ART BY SOPHIA LOLA
I may be the 1,038th person to tell you, but Hopkins is officially online this semester.
What a ride these past couple months have been. From filling out a housing form to buying new school supplies, many of you were ready to come to campus. For that experience to be taken away three weeks from the start of the semester must have been difficult, and I empathize.
I can’t imagine that doing classes from home is how anyone would have expected starting the supposed “best years of their life” when they put in their college apps. Whether it’s a spotty WiFi connection or other personal factors, home might be far from the ideal place for learning.
And beyond the academic downsides to having classes on Zoom, staying at home strips away the social interactions that are at the core of a positive college experience.
This semester, there will be no late night conversations with floormates or “study” sessions with friends at Brody Learning Commons.

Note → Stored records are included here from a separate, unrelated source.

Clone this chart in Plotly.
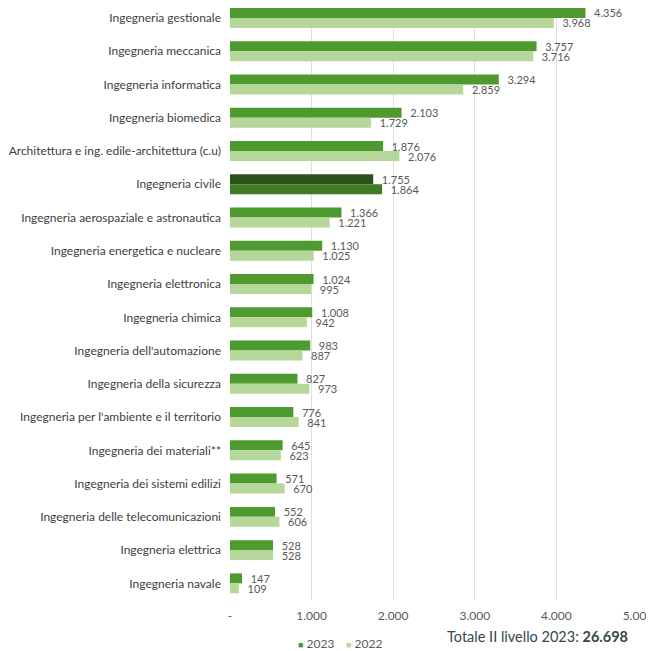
import plotly.graph_objects as go

categories = [
    "Ingegneria gestionale",
    "Ingegneria meccanica",
    "Ingegneria informatica",
    "Ingegneria biomedica",
    "Architettura e ing. edile-architettura (c.u)",
    "Ingegneria civile",
    "Ingegneria aerospaziale e astronautica",
    "Ingegneria energetica e nucleare",
    "Ingegneria elettronica",
    "Ingegneria chimica",
    "Ingegneria dell'automazione",
    "Ingegneria della sicurezza",
    "Ingegneria per l'ambiente e il territorio",
    "Ingegneria dei materiali**",
    "Ingegneria dei sistemi edilizi",
    "Ingegneria delle telecomunicazioni",
    "Ingegneria elettrica",
    "Ingegneria navale",
]
values_2023 = [4356, 3757, 3294, 2103, 1876, 1755, 1366, 1130, 1024, 1008, 983, 827, 776, 645, 571, 552, 528, 147]
values_2022 = [3968, 3716, 2859, 1729, 2076, 1864, 1221, 1025, 995, 942, 887, 973, 841, 623, 670, 606, 528, 109]
series_names = ["2023", "2022"]
tick_values = [0, 1000, 2000, 3000, 4000, 5000]
tick_labels = ["-", "1.000", "2.000", "3.000", "4.000", "5.000"]
highlight = "Ingegneria civile"
total_label = "Totale II livello 2023: <b>26.698</b>"

C23, C22 = "#4f9a2f", "#b6d79a"
H23, H22 = "#2b5219", "#3f7a25"
colors_23 = [H23 if c == highlight else C23 for c in categories]
colors_22 = [H22 if c == highlight else C22 for c in categories]

FONT = "Lato"
LBL = dict(family=FONT, size=11, color="#595959")

fig = go.Figure()
for name, vals, cols in ((series_names[0], values_2023, colors_23),
                         (series_names[1], values_2022, colors_22)):
    fig.add_trace(go.Bar(
        y=categories, x=vals, orientation="h", name=name,
        marker=dict(color=cols, line=dict(width=0)),
        text=vals, texttemplate="\u00a0\u00a0%{x:,d}", textposition="outside",
        constraintext="none", textfont=LBL, cliponaxis=False, showlegend=False,
    ))

# page body has an 8px margin: figure is sized to the visible area
fig.update_layout(
    width=646, height=643,
    margin=dict(l=222, r=16, t=0, b=51, autoexpand=False),
    paper_bgcolor="white", plot_bgcolor="white",
    separators=",.",
    barmode="group", bargap=0.4, bargroupgap=0,
    font=dict(family=FONT, size=12, color="#404040"),
    showlegend=False,
)
fig.update_xaxes(range=[0, 5000], tickvals=tick_values, ticktext=tick_labels,
                 showgrid=True, gridcolor="#dedede", gridwidth=1, zeroline=False,
                 showline=False, ticks="", ticklabelstandoff=7, automargin=False,
                 tickfont=dict(family=FONT, size=12, color="#595959"))
fig.update_yaxes(range=[17.5, -0.3], showgrid=False, showline=False, ticks="",
                 ticklabelstandoff=8, automargin=False,
                 tickfont=dict(family=FONT, size=12, color="#404040"))

# legend entries
for xpos, name, col in ((0.162, series_names[0], C23), (0.279, series_names[1], C22)):
    fig.add_annotation(text=f'<span style="color:{col};font-size:9px">\u25a0</span> {name}',
                       xref="paper", yref="paper", x=xpos, y=-0.073,
                       xanchor="left", yanchor="middle", showarrow=False,
                       font=dict(family=FONT, size=12, color="#595959"))

fig.add_annotation(text=total_label, xref="paper", yref="paper",
                   x=0.98, y=-0.061, xanchor="right", yanchor="middle", showarrow=False,
                   font=dict(family=FONT, size=14.5, color="#344848"))

fig.write_html("out.html")
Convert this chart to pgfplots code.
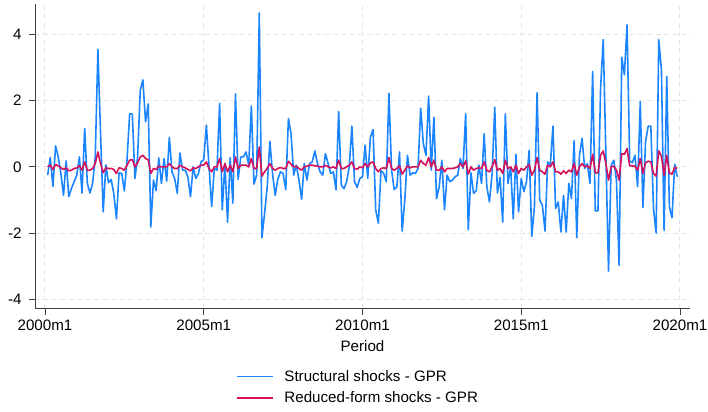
\documentclass[border=0pt]{standalone}
\usepackage{pgfplots}
\usepackage{pgfplotstable}
\usepackage{fontspec}
\setmainfont{Liberation Sans}
\pgfplotsset{compat=1.18}
\definecolor{stcblue}{HTML}{1A85FF}
\definecolor{stcred}{HTML}{D41159}
\definecolor{axgray}{HTML}{404040}
\definecolor{gridgray}{HTML}{E6E6E6}
\pgfplotstableread{
t b r
1 -0.25 0.00
2 0.28 0.05
3 -0.59 -0.08
4 0.63 0.07
5 0.30 0.03
6 -0.20 -0.03
7 -0.86 -0.08
8 0.18 -0.03
9 -0.90 -0.12
10 -0.65 -0.10
11 -0.45 -0.05
12 -0.25 -0.03
13 0.30 0.03
14 -0.79 -0.10
15 1.16 0.15
16 -0.50 -0.10
17 -0.79 -0.10
18 -0.50 -0.05
19 0.30 0.10
20 3.55 0.45
21 1.00 0.10
22 -1.36 -0.18
23 0.06 -0.03
24 -0.48 -0.05
25 -0.38 -0.05
26 -0.80 -0.08
27 -1.57 -0.20
28 -0.18 -0.03
29 -0.20 -0.05
30 -0.73 -0.10
31 0.20 0.05
32 1.60 0.20
33 1.60 0.22
34 -0.35 0.00
35 0.30 0.12
36 2.30 0.30
37 2.63 0.35
38 1.36 0.25
39 1.90 0.22
40 -1.82 -0.20
41 -0.40 -0.05
42 -0.72 -0.08
43 0.27 0.02
44 -0.50 0.00
45 0.25 0.00
46 -0.43 0.00
47 0.89 0.10
48 -0.15 0.00
49 -0.35 -0.05
50 -0.80 -0.05
51 0.42 0.05
52 -0.10 0.00
53 -0.10 -0.03
54 -0.30 -0.08
55 -0.90 -0.12
56 0.00 -0.03
57 -0.35 -0.05
58 -0.20 0.00
59 0.15 0.05
60 0.22 0.05
61 1.26 0.15
62 0.00 -0.05
63 -1.20 -0.15
64 -0.05 0.00
65 -0.10 0.00
66 1.92 0.25
67 -1.30 -0.15
68 0.10 0.10
69 -1.67 -0.15
70 0.28 0.05
71 -1.10 -0.15
72 2.20 0.30
73 -0.38 -0.05
74 0.30 0.05
75 0.30 0.05
76 0.45 0.05
77 0.05 0.00
78 1.84 0.25
79 -0.52 -0.05
80 -0.25 -0.05
81 4.65 0.60
82 -2.14 -0.28
83 -1.40 -0.15
84 -0.60 -0.05
85 0.77 0.10
86 -0.20 -0.05
87 -0.86 -0.10
88 -0.38 -0.05
89 -0.15 -0.02
90 -0.20 -0.05
91 -0.69 -0.05
92 1.46 0.17
93 1.00 0.08
94 -0.25 0.00
95 0.05 0.02
96 -0.40 -0.05
97 -0.98 -0.10
98 0.10 0.00
99 -0.40 0.02
100 0.10 0.05
101 0.15 0.05
102 0.48 0.03
103 0.10 0.02
104 -0.15 0.00
105 -0.25 0.00
106 0.40 0.05
107 0.10 0.00
108 -0.20 -0.03
109 -0.15 0.00
110 -0.69 -0.05
111 1.67 0.20
112 -0.55 -0.05
113 -0.66 -0.05
114 -0.45 0.00
115 0.00 0.05
116 1.23 0.15
117 -0.45 -0.05
118 -0.62 -0.07
119 -0.35 0.00
120 -0.30 -0.03
121 0.66 0.10
122 -0.35 0.00
123 0.90 0.12
124 1.13 0.15
125 -1.30 -0.05
126 -1.70 -0.15
127 -0.12 -0.05
128 -0.20 -0.03
129 -0.45 -0.05
130 2.22 0.28
131 -0.10 -0.05
132 -0.69 -0.10
133 -0.60 -0.05
134 0.45 0.03
135 -1.94 -0.22
136 -1.00 -0.10
137 0.35 0.03
138 -0.25 -0.03
139 -0.18 0.00
140 -0.20 0.00
141 -0.05 0.00
142 1.77 0.20
143 0.70 0.10
144 0.35 0.05
145 2.14 0.28
146 -0.10 0.00
147 1.50 0.20
148 -0.96 -0.10
149 -0.60 -0.10
150 0.20 0.00
151 -1.30 -0.15
152 -0.25 -0.05
153 -0.45 -0.05
154 -0.40 -0.05
155 -0.30 -0.03
156 -0.25 0.00
157 0.25 0.10
158 -0.05 0.00
159 1.60 0.18
160 -1.90 -0.22
161 -0.18 0.00
162 -0.80 -0.10
163 -0.72 -0.05
164 0.05 -0.03
165 -0.50 -0.05
166 1.00 0.15
167 -0.60 -0.10
168 -1.06 -0.15
169 -0.20 0.00
170 1.80 0.22
171 -0.79 -0.10
172 -0.32 -0.05
173 -1.67 -0.20
174 1.60 0.20
175 -0.50 -0.05
176 0.00 0.00
177 -1.57 -0.15
178 0.38 0.05
179 -1.36 -0.20
180 -0.35 -0.05
181 -0.75 -0.10
182 -0.45 0.00
183 0.50 0.07
184 -2.10 -0.25
185 -1.20 -0.10
186 2.24 0.28
187 -1.00 -0.10
188 -1.16 -0.15
189 -1.94 -0.22
190 0.15 0.05
191 0.05 0.00
192 1.23 0.15
193 -1.26 -0.15
194 -1.06 -0.15
195 -1.97 -0.22
196 -0.86 -0.12
197 -1.97 -0.20
198 -0.50 -0.10
199 -0.96 -0.15
200 0.79 0.10
201 -2.14 -0.25
202 0.35 0.00
203 0.86 0.10
204 -0.05 0.00
205 0.10 0.03
206 -0.50 -0.05
207 2.88 0.38
208 -1.33 -0.18
209 -1.33 -0.18
210 2.37 0.35
211 3.84 0.48
212 0.40 0.10
213 -3.15 -0.40
214 0.05 0.00
215 0.20 0.02
216 -0.40 -0.10
217 -2.98 -0.40
218 3.31 0.40
219 2.78 0.38
220 4.29 0.55
221 0.18 0.03
222 0.12 0.03
223 0.35 0.02
224 -0.60 -0.10
225 1.97 0.25
226 -1.23 -0.20
227 0.76 0.12
228 1.23 0.17
229 1.23 0.15
230 -1.26 -0.20
231 -2.00 -0.28
232 3.84 0.48
233 2.93 0.32
234 -1.92 -0.25
235 2.73 0.35
236 -1.20 -0.18
237 -1.54 -0.22
238 0.08 -0.02
239 -0.30 -0.05
}\gprdata
\begin{document}
\begin{tikzpicture}
\path[use as bounding box] (-35bp,-103.5bp) rectangle (673bp,4bp+304.5bp);
\begin{axis}[
  at={(0,0)}, anchor=south west,
  scale only axis, width=655bp, height=304.5bp,
  xmin=-3.78, xmax=243.8, ymin=-4.28, ymax=4.92,
  axis x line*=bottom, axis y line*=left,
  axis line style={-, draw=axgray, line width=0.9bp},
  tick align=outside, major tick length=6bp,
  tick style={draw=axgray, line width=0.9bp},
  xtick={0,60,120,180,240},
  xticklabels={2000m1,2005m1,2010m1,2015m1,2020m1},
  ytick={-4,-2,0,2,4},
  /pgf/number format/assume math mode=true,
  ticklabel style={font=\fontsize{15.2}{18}\selectfont},
  xticklabel style={yshift=-2bp},
  yticklabel style={xshift=-4bp},
  xlabel={Period},
  xlabel style={font=\fontsize{15.2}{18}\selectfont, yshift=-3bp},
  grid=major,
  major grid style={draw=gridgray, line width=1bp, dash pattern=on 5bp off 3.5bp},
  legend style={at={(0.493,-0.195)}, anchor=north, draw=none, fill=none,
    font=\fontsize{15.2}{18}\selectfont, row sep=5bp, column sep=9bp,
    inner sep=0pt},
  legend cell align=left,
]
\addplot[draw=stcblue, line width=1.6bp, line join=round,
  legend image code/.code={\draw[draw=stcblue, line width=1.6bp] (0bp,0bp) -- (36bp,0bp);}]
  table[x=t, y=b] {\gprdata};
\addlegendentry{Structural shocks - GPR}
\addplot[draw=stcred, line width=1.6bp, line join=round,
  legend image code/.code={\draw[draw=stcred, line width=1.6bp] (0bp,0bp) -- (36bp,0bp);}]
  table[x=t, y=r] {\gprdata};
\addlegendentry{Reduced-form shocks - GPR}
\end{axis}
\end{tikzpicture}
\end{document}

There will be no in-person office hours or home football games to attend. Nothing but virtual measures to try to make up for these losses.
So this begs the question: is it possible to feel connected to a place you are not physically living?
Understanding that everyone’s homelife is different, I still want to offer my advice on how to feel like a Hopkins student, which is to do whatever you can within your means to be engaged.
As vague as that may sound, let me explain.
The most obvious route to making some sort of connection to campus would be to join a club or organization. This link lists every one of the 400 plus groups on campus and also keeps track of upcoming virtual events.
While I can’t speak for every organization, I would find it hard to believe that any group would turn away interested first-years. And on behalf of The News-Letter, I will say that we are a welcoming group and would love to have more writers.
If joining a group isn’t your thing, consider obtaining a remote internship or research position.
On the academic side, staying engaged might also entail meeting with your professors outside of class time. From my experience, many professors are more than happy to meet with you during scheduled office hours, after class or by making an appointment.
Just as a caveat, don’t go to office hours for the sake of doing it. But asking questions on relevant material would make for fruitful conversation, and making connections with faculty could never hurt.
Furthermore, I advocate not skipping class too often, even when it’s a cold Tuesday in November and you have a problem set due that day. It is good practice, I believe, to be able to get a hold of participating in a college classroom. Plus, when’s the next time you’ll be able to do college from the comfort of your bed?
Last, take advantage of social media. Join that Class of 2024 Facebook group you might have not already joined. Maybe even make a post about yourself. Join that GroupMe chat, even if you don’t know everyone in it.
I understand that these routes might not be viable due to barriers such as differing time zones and a lack of quiet spaces at home. I hope this advice of being engaged will not be boiled down to something along the lines of “pulling yourself up by the bootstraps.”
So I want to end on a note of empathy and encouragement.
“Unprecedented times” has been the buzz phrase of the past few months, but there is some truth in it. Never before in the past century has there been a college class having to start college online (with the exception of online programs, of course).
As a result, you face unique challenges in trying to feel like a college student while being separated from that college. It would be delusional for me to try and pretend like all these actions will fully compensate for not being on campus and make it seem like you are actually there.
But I hope that while everyone else is figuring out ways to move forward — from the administration to professors to students — you won’t be discouraged from taking the steps within your means to be engaged, and you won’t let being at home take anything away from feeling like a Hopkins student.